> **Exercise details**: Pick out all lines in the listing holding the string "this" and copy them.

start Data entries

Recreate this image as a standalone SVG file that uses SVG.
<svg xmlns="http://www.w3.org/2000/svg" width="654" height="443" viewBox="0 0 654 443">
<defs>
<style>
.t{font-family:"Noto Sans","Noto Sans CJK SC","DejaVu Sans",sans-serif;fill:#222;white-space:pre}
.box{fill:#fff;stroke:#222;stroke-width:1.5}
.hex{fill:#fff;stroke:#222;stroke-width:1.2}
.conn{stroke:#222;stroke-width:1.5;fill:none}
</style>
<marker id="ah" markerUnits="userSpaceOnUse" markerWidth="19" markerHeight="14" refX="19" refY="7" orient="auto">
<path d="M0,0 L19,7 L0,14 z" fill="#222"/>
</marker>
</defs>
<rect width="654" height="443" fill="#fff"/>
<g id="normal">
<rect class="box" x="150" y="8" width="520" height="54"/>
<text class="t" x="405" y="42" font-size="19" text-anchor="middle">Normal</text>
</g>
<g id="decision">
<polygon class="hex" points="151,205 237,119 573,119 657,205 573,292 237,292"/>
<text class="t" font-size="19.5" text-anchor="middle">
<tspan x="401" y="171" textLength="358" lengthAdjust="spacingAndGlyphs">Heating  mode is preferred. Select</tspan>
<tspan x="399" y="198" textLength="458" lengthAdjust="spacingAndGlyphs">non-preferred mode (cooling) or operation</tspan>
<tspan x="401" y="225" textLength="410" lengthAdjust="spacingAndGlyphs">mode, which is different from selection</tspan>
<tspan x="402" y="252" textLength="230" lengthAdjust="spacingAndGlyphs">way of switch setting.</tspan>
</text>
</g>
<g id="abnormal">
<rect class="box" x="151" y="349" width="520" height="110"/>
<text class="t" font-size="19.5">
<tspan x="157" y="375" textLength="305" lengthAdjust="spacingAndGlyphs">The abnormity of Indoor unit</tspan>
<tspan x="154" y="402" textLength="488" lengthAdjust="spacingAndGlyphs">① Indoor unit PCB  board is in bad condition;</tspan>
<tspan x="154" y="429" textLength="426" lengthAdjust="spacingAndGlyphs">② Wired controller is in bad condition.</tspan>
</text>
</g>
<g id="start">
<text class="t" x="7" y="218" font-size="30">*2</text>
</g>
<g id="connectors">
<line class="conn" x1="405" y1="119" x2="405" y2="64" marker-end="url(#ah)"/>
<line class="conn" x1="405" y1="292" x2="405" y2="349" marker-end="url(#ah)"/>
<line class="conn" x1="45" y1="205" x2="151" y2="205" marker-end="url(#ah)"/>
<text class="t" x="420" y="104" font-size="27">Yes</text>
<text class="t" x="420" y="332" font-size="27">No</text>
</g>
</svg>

end Data entries
start Data entries

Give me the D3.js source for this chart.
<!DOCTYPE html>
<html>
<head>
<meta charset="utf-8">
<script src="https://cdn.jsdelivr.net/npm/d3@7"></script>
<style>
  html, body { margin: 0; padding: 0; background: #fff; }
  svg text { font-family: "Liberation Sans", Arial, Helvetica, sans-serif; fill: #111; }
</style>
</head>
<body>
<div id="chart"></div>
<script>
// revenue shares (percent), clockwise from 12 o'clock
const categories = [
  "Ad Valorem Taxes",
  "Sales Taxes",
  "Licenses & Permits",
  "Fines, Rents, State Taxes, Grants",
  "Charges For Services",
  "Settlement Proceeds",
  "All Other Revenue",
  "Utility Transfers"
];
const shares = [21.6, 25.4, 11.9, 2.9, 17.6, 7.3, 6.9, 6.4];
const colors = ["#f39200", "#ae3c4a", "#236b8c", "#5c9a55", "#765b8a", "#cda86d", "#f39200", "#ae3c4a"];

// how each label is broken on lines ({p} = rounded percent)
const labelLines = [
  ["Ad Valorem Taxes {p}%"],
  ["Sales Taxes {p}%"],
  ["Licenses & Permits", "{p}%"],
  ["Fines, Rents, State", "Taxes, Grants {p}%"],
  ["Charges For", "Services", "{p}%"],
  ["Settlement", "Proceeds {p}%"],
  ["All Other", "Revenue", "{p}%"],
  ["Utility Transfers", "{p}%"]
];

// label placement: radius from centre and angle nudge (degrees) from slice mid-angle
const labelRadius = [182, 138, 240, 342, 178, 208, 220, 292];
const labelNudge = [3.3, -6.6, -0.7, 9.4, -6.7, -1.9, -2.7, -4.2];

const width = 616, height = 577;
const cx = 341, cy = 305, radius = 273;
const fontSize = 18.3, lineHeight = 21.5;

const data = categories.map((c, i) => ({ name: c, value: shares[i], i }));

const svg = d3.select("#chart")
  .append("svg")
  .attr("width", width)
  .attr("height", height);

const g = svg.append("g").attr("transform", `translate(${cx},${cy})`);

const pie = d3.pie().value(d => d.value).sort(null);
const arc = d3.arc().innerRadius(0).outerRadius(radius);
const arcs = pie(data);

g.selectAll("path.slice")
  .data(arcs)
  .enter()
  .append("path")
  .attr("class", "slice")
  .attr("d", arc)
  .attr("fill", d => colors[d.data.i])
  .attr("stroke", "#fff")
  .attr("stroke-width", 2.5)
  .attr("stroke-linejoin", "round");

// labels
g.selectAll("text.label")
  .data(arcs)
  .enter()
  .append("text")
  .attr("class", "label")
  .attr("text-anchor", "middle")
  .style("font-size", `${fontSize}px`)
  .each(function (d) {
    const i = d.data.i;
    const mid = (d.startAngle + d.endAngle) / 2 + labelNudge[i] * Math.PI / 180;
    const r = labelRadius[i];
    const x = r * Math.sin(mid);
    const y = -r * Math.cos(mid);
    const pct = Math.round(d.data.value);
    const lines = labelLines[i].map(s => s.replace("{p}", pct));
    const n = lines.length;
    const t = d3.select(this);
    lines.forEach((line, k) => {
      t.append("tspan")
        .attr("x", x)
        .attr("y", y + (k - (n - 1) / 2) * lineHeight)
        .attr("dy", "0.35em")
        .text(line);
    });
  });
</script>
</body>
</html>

end Data entries

> **Completed task**:
Recreate this image as a standalone SVG file that uses SVG.
Give me the D3.js source for this chart.
    const t = d3.select(this);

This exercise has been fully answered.